Jet Airways, which has said it expects to break even in the full year to March 2010, has struggled to raise money, with the turbulent market delaying a planned $400 million rights issue as well as a stake sale by founder Naresh Goyal.

Mixed signals at Air India

Air India yesterday said it was considering voluntary leave without pay for some staff for three to five years, even as Civil Aviation Minister Praful Patel said there would be no retrenchment by the national carrier.

"There will be no retrenchment in Air India," Patel told reporters in Hyderabad on the sidelines of an aviation conference, co-organised by his ministry and the Federation of Indian Chambers of Commerce and Industry (Ficci).

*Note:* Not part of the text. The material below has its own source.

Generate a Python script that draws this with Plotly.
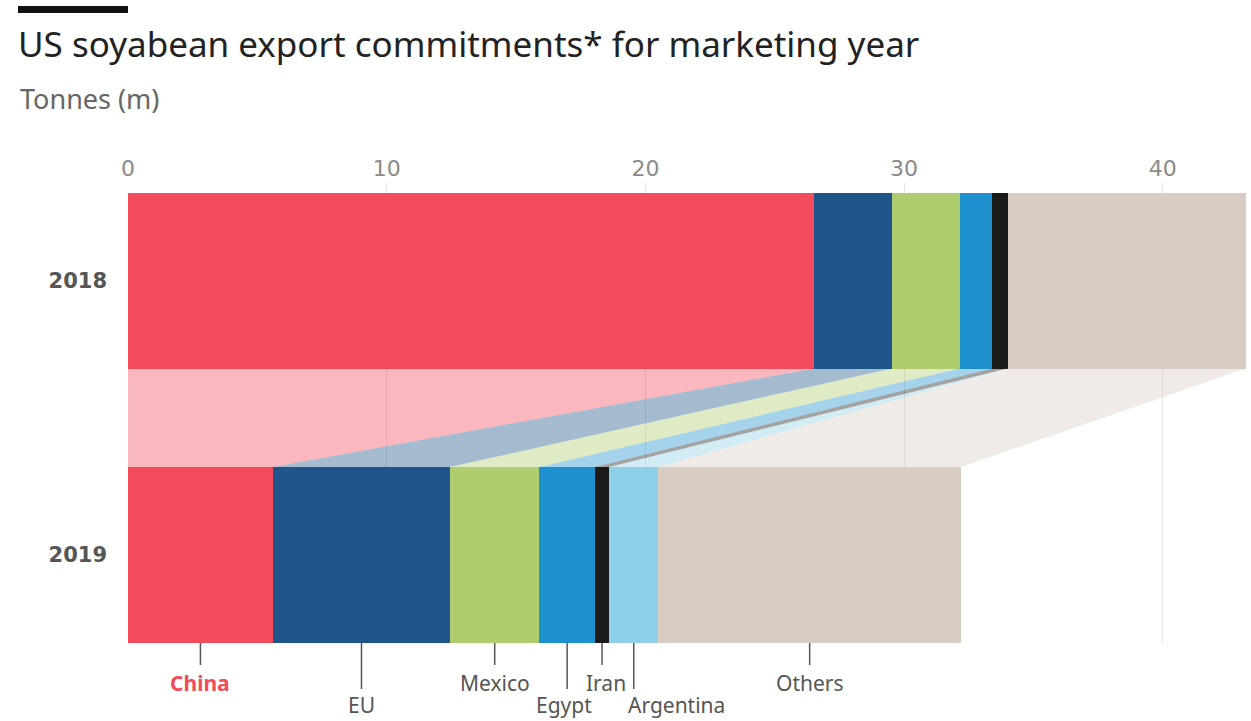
import plotly.graph_objects as go
import numpy as np

# ---- data ----
countries = ["China", "EU", "Mexico", "Egypt", "Iran", "Argentina", "Others"]
v2018 = [26.5, 3.05, 2.6, 1.25, 0.6, 0.0, 9.2]
v2019 = [5.6, 6.85, 3.45, 2.15, 0.55, 1.9, 11.7]
years = ["2018", "2019"]
tick_vals = [0, 10, 20, 30, 40]

colors = ["#F24C5C", "#1F558A", "#AFCD6E", "#1E90CE", "#1A1A1A", "#8ECFE8", "#D9CCC2"]

W, H = 1251, 721
ML, MR, MT, MB = 128, 5, 183, 78
PW = W - ML - MR
PH = H - MT - MB
XMAX = PW / 25.87
Y18, Y19 = 1.0, 0.0
BW = 0.641
YMIN = Y19 - BW / 2
YMAX = YMIN + PH / 274.5

FONT = "Noto Sans"
NUMFONT = "DejaVu Sans"

fig = go.Figure()

# connecting bands
c18 = np.concatenate([[0], np.cumsum(v2018)])
c19 = np.concatenate([[0], np.cumsum(v2019)])
ytop = Y18 - BW / 2
ybot = Y19 + BW / 2
for i, name in enumerate(countries):
    xs = [c18[i], c18[i + 1], c19[i + 1], c19[i], c18[i]]
    ys = [ytop, ytop, ybot, ybot, ytop]
    fig.add_trace(go.Scatter(x=xs, y=ys, mode="lines", fill="toself",
                             fillcolor=colors[i], opacity=0.4,
                             line=dict(width=0), hoverinfo="skip",
                             showlegend=False))

# stacked bars
for i, name in enumerate(countries):
    fig.add_trace(go.Bar(y=[Y18, Y19], x=[v2018[i], v2019[i]], orientation="h",
                         width=BW, marker=dict(color=colors[i], line=dict(width=0)),
                         name=name, showlegend=False))

fig.update_layout(
    barmode="stack",
    width=W, height=H,
    margin=dict(l=ML, r=MR, t=MT, b=MB),
    paper_bgcolor="white", plot_bgcolor="white",
    font=dict(family=FONT, color="#555"),
    title=dict(text="US soyabean export commitments* for marketing year",
               x=18 / W, xanchor="left", xref="container",
               y=1 - 45 / H, yanchor="middle", yref="container",
               font=dict(size=35, color="#222", family=FONT)),
    xaxis=dict(range=[0, XMAX], side="top", tickvals=tick_vals,
               showgrid=True, gridcolor="#e3e3e3", gridwidth=1,
               zeroline=False, showline=False, ticks="",
               tickfont=dict(size=22, color="#8a8a8a", family=NUMFONT),
               ticklabelstandoff=2, fixedrange=True),
    yaxis=dict(range=[YMIN, YMAX], tickvals=[Y18, Y19], ticktext=years,
               showgrid=False, zeroline=False, showline=False, ticks="",
               tickfont=dict(size=21, color="#555", family=NUMFONT, weight="bold"),
               ticklabelstandoff=20, fixedrange=True),
)

def px_to_paper_x(px):
    return (px - ML) / PW

def px_to_paper_y(py):
    return (MT + PH - py) / PH

shapes = []
annotations = []
# top black bar
shapes.append(dict(type="rect", xref="paper", yref="paper",
                   x0=px_to_paper_x(18), x1=px_to_paper_x(128),
                   y0=px_to_paper_y(13), y1=px_to_paper_y(6),
                   fillcolor="#111", line=dict(width=0)))
# subtitle
annotations.append(dict(text="Tonnes (m)", xref="paper", yref="paper",
                        x=px_to_paper_x(18), y=px_to_paper_y(98),
                        xanchor="left", yanchor="middle", showarrow=False,
                        font=dict(size=27, color="#666", family=FONT)))

# bottom labels with leader lines
lower_row = {"EU", "Egypt", "Argentina"}
label_shift = {"Egypt": -3, "Iran": 4, "Argentina": -8}
mids = (c19[:-1] + c19[1:]) / 2
for i, name in enumerate(countries):
    low = name in lower_row
    line_len = 46 if low else 22
    label_y = 705 if low else 683
    shapes.append(dict(type="line", xref="x", yref="paper",
                       x0=mids[i], x1=mids[i],
                       y0=0, y1=px_to_paper_y(MT + PH + line_len),
                       line=dict(color="#555", width=1.5)))
    is_china = name == "China"
    xanchor = "left" if name == "Argentina" else "center"
    annotations.append(dict(text=f"<b>{name}</b>" if is_china else name,
                            xref="x", yref="paper", x=mids[i],
                            y=px_to_paper_y(label_y), xanchor=xanchor,
                            xshift=label_shift.get(name, 0),
                            yanchor="middle", showarrow=False,
                            font=dict(size=21, family=FONT,
                                      color="#F24C5C" if is_china else "#555")))

fig.update_layout(shapes=shapes, annotations=annotations)
fig.write_html("out.html")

"My sympathies are with those employees laid off by private airlines but this is an issue that other ministries - such as the labour ministry - will have to deal with," he said.

A ministry spokesperson also said in New Delhi that Air India will not retrench staff but those who take up the offer of leave without pay will be taken back if they wished at the same designation and the last pay drawn.

"Nacil (the National Aviation Co of India that owns Air India) is not mulling any layoff. We are considering offering a three to four years leave without pay package to people who opt for it - 15,000 employees are eligible," said the spokesperson.

Air India - which is now the only brand name of the newly formed Nacil after the merger with Indian Airlines - has total staff of around 23,000.

Later, however, Air India's executive director of corporate communication Jitender Bhargava said reports that the airline was mulling leave without pay for as many as 15,000 employees were not correct.